No pictures belong in the copy; return exactly the lines from the one with "What seaborn and" through the one with "plt.rcParams['axes.unicode_minus'] = False", both ends included, and nothing else.

DATA EXCERPTS:
----
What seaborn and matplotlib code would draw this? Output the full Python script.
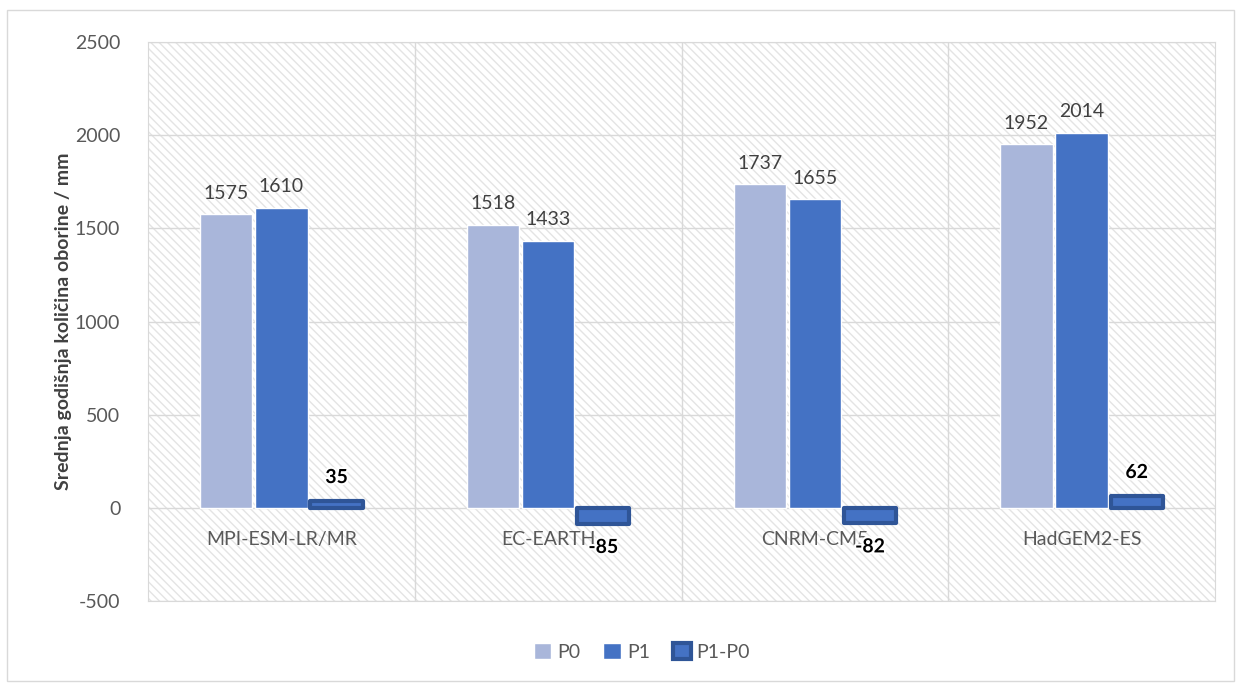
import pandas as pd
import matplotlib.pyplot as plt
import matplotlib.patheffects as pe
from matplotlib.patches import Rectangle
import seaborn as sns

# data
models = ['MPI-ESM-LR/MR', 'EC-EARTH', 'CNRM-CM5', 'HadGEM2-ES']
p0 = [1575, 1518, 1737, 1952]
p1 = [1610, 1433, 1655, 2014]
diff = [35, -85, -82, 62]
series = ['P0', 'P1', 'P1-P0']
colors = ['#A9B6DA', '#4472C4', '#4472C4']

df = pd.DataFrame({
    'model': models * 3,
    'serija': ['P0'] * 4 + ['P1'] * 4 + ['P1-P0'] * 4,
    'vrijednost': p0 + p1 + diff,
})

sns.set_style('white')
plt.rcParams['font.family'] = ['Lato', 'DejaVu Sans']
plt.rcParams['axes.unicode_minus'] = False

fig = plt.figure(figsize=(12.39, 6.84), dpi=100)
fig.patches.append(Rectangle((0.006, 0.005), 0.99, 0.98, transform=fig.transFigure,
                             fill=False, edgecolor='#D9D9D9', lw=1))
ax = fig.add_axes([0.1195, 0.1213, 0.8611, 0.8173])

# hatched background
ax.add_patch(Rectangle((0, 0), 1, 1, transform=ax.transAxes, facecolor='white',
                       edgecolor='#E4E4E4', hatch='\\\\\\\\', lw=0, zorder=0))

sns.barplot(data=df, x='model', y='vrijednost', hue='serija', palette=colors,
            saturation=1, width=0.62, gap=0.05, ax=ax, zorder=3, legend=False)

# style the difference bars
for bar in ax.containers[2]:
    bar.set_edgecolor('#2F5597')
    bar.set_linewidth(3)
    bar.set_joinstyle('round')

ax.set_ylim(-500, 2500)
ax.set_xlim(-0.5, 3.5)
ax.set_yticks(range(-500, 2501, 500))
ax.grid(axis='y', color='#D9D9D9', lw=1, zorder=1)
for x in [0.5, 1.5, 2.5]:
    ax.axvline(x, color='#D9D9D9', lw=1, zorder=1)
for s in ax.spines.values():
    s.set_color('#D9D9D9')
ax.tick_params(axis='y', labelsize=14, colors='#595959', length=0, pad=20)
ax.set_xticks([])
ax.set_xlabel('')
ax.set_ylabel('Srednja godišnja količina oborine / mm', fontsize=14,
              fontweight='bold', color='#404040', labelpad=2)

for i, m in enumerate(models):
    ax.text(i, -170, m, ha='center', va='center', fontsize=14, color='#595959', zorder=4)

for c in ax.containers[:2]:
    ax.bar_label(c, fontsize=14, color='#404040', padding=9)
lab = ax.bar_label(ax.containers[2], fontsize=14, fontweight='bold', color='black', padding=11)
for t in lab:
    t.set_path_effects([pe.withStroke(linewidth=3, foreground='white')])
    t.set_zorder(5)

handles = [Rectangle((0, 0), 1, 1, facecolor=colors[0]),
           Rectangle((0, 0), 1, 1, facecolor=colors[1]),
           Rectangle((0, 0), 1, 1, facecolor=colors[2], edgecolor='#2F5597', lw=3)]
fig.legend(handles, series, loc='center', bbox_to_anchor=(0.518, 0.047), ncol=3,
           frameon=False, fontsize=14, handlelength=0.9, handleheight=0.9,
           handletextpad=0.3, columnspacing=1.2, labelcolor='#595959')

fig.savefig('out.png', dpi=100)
----
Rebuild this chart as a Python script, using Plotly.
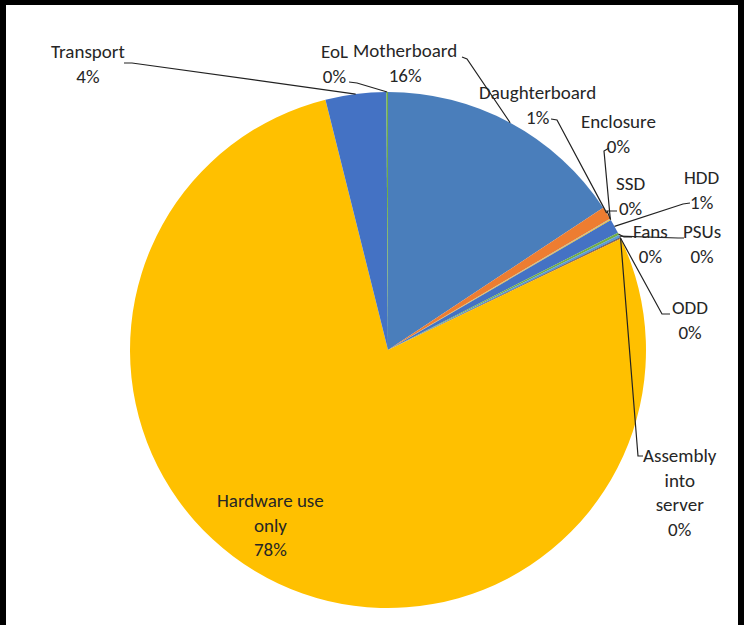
----
COMPLETE OUTPUT:
What seaborn and matplotlib code would draw this? Output the full Python script.
import pandas as pd
import matplotlib.pyplot as plt
import matplotlib.patheffects as pe
from matplotlib.patches import Rectangle
import seaborn as sns

# data
models = ['MPI-ESM-LR/MR', 'EC-EARTH', 'CNRM-CM5', 'HadGEM2-ES']
p0 = [1575, 1518, 1737, 1952]
p1 = [1610, 1433, 1655, 2014]
diff = [35, -85, -82, 62]
series = ['P0', 'P1', 'P1-P0']
colors = ['#A9B6DA', '#4472C4', '#4472C4']

df = pd.DataFrame({
    'model': models * 3,
    'serija': ['P0'] * 4 + ['P1'] * 4 + ['P1-P0'] * 4,
    'vrijednost': p0 + p1 + diff,
})

sns.set_style('white')
plt.rcParams['font.family'] = ['Lato', 'DejaVu Sans']
plt.rcParams['axes.unicode_minus'] = False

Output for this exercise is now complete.